I trained a topic and a sentiment classifier by using most popular algorithms. For topic modeling, sentences are considered to be the documents. Therefore, each review is divided into seperate sentences during training process, and after training they reconstructed into the reviews back. This way, I aimed to capture multiple topics that a reviewer might be covering in the review.
The following algorithms are used for topic modeling. For MALLET, java based statistical package for natural language processing is used. More information about MALLET can be found in here.. All other algorithms are used from gensim package.
- Latent Semantic Indexing (LSI)
- Latent Dirichlet Allocation (LDA)
- MALLET
- Hierarchical Dirichlet Process (HDP)
For sentiment modeling, we followed a supervised approach since we used the review as the document and the reviewers' star rating as the ground truth. Following algorithms has been compared and GridSearchCV is used in order to find best models.
- Naive Bayes Classifier for Multinomial Models
- Support Vector Machine (SVM)
- Logistic Regression
- Ridge Classifier
Current version of the application considers only Yelp as the resource for reviews. Yelp is a good resource for opinion mining because of Yelp's Official Review Policy since they don't ask for people to write reviews on the places they visit. This is very important because the reviewers are sharing their ideas without a notification from Yelp, which means that the review can be geniune.
To replicate the analysis, one must first download the reviews for a desired business in Yelp. To download the dataset, build_data.py
can be used. I should warn you that downloading the dataset may not be right and you are at your own risk to download data from Yelp. However if you do, the way it works is in the following code.
from build_data import yelp_branches, get_competitor_reviews
# alias of the business that is interested
yelp_branches = ['yelp_business_alias1','yelp_business_alias2']
# this will download the data to .data/raw/file_name.json
get_competitor_reviews(0, len(yelp_branches))
Processing part follows two steps. First, the json file has to be converted into csv file. You can do that using the following.
from data.data_builder import create_dataset
create_dataset('json_file_path', 'csv_file_path')
Second, using process_data.py
, you can use either NLTK or SpaCy to process the data. I recommend SpaCy since it considers POS tag removal in this version. POS tags' can be removed by using NLTK but that hasn't been implemented yet with this version.
model_data.py
is the file to run all algorithms for sentiment and topic modeling. Both algorithms have options to run multiple algorithms all at once. Feel free to choose the algorithms desired and run.
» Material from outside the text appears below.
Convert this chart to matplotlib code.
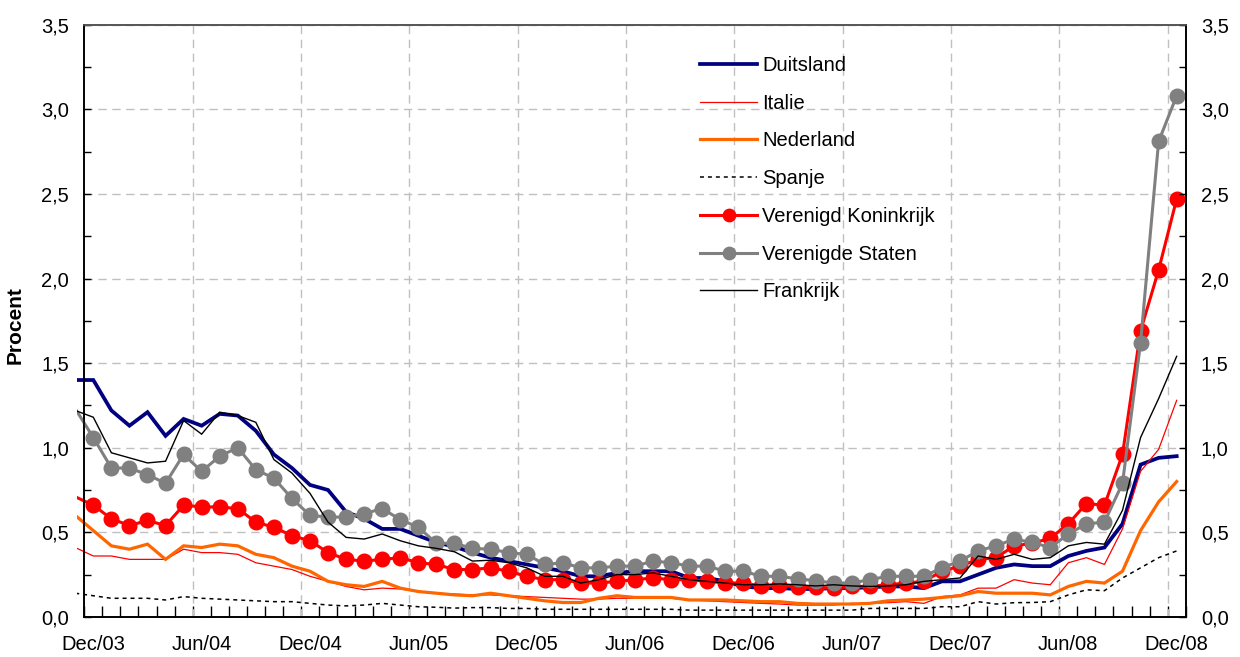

Topic modeling function implements multiprocessing since training of LDA and scoring of documents requires a lot of time. It runs all models at the same time and collects the results all in one file. I don't recommend running MALLET, since it takes much longer time to complete than others, if your dataset is large (over 100K documents).
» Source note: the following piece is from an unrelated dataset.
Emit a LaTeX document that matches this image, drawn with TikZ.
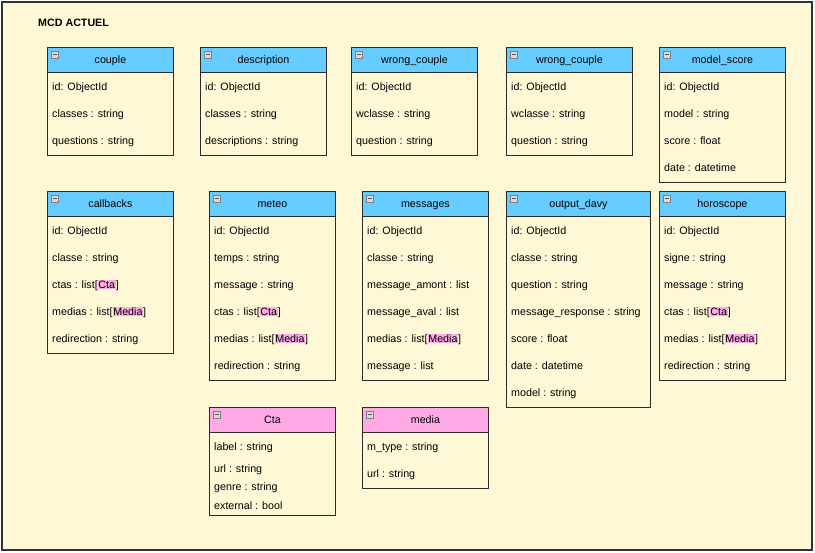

from model_data import run_topic_models, run_sentiment_models
# topic modeling
run_topic_models(
revs_list=revs_list,
docs_list=docs_list,
to_file='file_name_topics.csv',
transformations=True,
find_optimal_num_topics=False,
training=True,
lsi=False,
lda=True,
mallet=False
)
# sentiment modeling
run_sentiment_models(
revs_list=revs_list.apply(lambda x: ' '.join(itertools.chain(*x))),
sentiment_list=df.sentiment,
to_file='file_name_sentiments.csv',
optimum=True,
sgd=True,
log=True,
mnb=True,
)
This version requires manual analysis of algorithms using Jupyter Notebooks. Under the notebooks/ directory, 1.3-multi-topic-results.ipynb and 1.0-archive-models.ipynb notebooks can be used for evaluation of models using topic-document frequency distribution, T-SNE plots, topic coherence and model log perplexity scores.
For sentiment analysis, since the ground truths is obtained from star ratings, sklearn's classification_report can be used by examining F1 Score, Recall and Precision. Notebook 1.4-sentiment-results.ipynb can be used for this purpose.
To view insights about the businesses and reviews, use 1.0-archive-models.ipynb to create a final file in which you will merge the selected topic and sentiment model's scores. Then, you can use tableau file under the tableau/ directory to view the complete results.
The goal of this project was to explore and examine available models for topic and sentiment algorithms. In addition to existing algorithms, doc2vec model can be used for feature extraction from documents to create word embeddings. After that, sklearn's clustering algorithms like Birch, Kmeans, etc. can be used to find topics in the dataset.
For sentiment modeling, instead of classification of reviews, a clustering approach for sentences can be considered using various machine learning algorihtms. CNN can be trained as well as clustering algorithms that is mentioned for topic modeling.
- Gathering in
app.py
from strach to final dataset. - Improvements on Gensim dictionary and LDA model parameters
- Fixes on SpaCy processing.
- SpaCy processing with POS tagging
- Model evaluation notebooks for sentiment and topic modeling.
- Visualizing with tableau on final dataset.
- Apply multiple sentiment modeling algorithms
- Use CV and GridSearch algorithm to improve sentiment modeling.
- Multiprocessing in topic modeling.
- Apply multiple topic modeling algorithms
- Apply sentiment models
- Determine a group of restaurants for analysis
- Applying topic modeling to the group
- 0.0.9 Exploration of various algorihtms
- 0.1.0 Python application to download, analyze topic and find sentiment for reviews for a given yelp alias.
- HDP for topic modeling throws convergence warning.
- Ridge regression for sentiment does not finish.
This project is licenced open source with MIT. Use it at your own will, I had my fun.